* [Plotting code records]:
• • •
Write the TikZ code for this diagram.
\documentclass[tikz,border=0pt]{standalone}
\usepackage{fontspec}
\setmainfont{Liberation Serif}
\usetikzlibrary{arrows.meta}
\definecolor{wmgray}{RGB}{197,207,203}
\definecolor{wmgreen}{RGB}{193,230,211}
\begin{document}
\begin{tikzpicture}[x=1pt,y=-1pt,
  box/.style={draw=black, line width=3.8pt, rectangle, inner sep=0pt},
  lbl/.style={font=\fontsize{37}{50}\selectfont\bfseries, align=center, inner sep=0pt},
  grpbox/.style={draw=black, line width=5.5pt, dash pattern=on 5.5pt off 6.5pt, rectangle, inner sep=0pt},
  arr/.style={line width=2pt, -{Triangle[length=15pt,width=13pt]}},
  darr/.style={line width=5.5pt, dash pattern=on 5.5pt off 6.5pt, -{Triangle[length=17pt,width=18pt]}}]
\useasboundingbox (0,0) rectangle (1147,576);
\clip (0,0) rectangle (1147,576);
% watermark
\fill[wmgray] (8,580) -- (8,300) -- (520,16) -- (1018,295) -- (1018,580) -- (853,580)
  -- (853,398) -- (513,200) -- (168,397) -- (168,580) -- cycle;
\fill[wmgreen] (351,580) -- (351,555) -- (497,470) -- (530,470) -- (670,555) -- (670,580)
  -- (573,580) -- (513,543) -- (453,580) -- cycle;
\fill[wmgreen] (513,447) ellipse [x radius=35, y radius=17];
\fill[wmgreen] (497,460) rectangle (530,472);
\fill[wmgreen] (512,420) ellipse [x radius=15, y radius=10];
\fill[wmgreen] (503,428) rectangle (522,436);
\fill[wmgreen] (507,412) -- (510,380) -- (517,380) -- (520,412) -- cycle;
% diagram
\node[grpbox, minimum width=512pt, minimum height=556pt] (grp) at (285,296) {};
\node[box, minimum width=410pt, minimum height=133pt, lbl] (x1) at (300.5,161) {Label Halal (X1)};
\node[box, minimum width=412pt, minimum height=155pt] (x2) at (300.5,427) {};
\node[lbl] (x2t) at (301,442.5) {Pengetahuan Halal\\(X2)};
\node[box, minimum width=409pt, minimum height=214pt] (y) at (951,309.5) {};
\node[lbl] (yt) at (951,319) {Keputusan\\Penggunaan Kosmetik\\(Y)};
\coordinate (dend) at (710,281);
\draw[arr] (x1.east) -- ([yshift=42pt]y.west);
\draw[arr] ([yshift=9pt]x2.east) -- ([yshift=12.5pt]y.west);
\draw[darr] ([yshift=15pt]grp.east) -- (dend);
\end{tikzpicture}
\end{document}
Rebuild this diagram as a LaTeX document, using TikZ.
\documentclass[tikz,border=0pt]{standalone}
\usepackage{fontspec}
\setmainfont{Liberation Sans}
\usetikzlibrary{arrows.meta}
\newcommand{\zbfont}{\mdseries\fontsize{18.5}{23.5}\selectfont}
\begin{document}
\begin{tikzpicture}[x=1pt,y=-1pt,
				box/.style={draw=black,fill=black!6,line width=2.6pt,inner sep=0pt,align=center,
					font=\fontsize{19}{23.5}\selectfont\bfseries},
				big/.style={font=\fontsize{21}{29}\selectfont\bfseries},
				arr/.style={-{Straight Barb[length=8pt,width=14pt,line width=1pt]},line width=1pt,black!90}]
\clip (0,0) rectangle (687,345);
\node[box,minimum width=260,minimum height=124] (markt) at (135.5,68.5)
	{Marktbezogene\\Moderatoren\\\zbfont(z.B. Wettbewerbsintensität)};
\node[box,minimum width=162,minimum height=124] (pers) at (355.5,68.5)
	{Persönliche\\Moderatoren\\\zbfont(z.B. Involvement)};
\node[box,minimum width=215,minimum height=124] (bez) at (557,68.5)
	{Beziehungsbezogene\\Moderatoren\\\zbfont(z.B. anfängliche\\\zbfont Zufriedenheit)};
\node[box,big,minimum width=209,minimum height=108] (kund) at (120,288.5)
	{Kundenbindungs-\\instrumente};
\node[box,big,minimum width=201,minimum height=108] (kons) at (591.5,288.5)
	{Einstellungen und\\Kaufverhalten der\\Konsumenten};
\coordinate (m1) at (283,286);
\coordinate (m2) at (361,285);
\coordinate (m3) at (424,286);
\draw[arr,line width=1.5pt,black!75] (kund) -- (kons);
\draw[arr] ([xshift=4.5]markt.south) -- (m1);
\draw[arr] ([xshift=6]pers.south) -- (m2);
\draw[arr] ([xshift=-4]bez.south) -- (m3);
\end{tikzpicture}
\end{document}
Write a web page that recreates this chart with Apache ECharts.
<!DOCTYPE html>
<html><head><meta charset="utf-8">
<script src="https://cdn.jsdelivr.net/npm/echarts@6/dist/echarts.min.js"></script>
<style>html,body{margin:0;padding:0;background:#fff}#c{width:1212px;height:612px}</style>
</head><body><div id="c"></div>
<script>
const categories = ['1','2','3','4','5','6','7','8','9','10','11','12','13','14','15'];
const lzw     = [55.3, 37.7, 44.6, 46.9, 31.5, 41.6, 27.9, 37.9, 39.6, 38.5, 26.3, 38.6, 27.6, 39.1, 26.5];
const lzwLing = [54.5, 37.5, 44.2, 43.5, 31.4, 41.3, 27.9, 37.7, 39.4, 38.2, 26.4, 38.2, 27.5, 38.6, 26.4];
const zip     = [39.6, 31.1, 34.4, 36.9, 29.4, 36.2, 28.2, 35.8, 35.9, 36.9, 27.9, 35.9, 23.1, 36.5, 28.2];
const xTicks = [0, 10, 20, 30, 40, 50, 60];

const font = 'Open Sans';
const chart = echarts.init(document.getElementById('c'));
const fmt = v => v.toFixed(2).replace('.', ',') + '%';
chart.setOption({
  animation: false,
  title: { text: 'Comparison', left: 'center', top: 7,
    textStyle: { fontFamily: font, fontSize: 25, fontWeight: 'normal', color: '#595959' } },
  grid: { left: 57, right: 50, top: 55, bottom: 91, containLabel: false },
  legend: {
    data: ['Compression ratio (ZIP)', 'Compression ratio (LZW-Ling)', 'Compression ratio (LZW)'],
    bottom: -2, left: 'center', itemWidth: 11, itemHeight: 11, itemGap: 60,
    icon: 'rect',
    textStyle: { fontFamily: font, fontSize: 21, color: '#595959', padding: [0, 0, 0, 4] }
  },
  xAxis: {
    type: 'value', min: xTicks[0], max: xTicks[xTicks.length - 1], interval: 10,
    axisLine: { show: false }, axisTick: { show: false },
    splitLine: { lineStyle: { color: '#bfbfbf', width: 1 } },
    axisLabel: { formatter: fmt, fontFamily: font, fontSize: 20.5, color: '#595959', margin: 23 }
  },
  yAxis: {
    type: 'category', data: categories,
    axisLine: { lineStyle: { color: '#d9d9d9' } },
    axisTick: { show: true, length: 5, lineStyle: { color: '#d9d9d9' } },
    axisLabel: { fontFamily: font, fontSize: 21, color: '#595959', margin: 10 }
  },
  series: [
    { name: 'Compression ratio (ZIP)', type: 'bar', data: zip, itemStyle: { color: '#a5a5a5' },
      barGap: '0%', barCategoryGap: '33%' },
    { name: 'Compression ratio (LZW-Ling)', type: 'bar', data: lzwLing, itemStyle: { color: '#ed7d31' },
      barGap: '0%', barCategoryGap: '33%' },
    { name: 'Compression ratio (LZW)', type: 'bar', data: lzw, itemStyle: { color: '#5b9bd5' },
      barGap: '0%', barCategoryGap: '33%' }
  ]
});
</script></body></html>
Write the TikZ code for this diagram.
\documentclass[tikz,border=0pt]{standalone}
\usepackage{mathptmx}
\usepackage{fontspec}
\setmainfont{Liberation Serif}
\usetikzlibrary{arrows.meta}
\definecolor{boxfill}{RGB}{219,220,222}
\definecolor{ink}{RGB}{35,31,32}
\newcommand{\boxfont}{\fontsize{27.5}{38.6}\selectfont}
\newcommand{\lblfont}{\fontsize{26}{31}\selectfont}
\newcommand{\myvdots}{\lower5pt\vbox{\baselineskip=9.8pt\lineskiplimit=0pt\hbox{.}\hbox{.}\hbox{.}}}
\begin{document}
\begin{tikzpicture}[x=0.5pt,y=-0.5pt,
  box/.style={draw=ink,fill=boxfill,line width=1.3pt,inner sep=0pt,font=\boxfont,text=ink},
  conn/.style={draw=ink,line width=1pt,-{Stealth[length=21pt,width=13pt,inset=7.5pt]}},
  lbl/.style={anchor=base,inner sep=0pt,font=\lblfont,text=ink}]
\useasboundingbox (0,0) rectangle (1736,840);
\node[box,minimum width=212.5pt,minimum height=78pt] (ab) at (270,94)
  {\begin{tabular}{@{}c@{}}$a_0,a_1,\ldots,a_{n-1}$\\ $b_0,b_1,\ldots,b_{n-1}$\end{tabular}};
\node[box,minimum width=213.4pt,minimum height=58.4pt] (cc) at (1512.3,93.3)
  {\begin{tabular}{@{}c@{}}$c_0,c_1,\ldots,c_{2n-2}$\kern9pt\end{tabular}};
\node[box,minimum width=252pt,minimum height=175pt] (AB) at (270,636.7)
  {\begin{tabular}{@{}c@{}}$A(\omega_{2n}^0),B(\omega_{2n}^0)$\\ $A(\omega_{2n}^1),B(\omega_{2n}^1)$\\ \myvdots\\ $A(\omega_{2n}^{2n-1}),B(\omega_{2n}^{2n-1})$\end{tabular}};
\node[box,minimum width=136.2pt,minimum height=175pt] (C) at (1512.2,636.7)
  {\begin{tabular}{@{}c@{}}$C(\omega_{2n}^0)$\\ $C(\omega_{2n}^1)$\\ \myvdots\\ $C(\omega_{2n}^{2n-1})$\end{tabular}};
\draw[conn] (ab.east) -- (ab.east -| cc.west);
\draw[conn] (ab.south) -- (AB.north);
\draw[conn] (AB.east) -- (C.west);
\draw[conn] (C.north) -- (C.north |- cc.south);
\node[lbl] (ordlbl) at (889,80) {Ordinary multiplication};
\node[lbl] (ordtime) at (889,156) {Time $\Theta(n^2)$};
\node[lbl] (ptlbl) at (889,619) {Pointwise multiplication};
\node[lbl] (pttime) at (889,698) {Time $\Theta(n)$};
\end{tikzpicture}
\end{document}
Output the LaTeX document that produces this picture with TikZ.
• • •
* [Goal]:
Say how many lines of the data include the word "that". Nothing other than the number should be given.

* [Exercise solution]:
2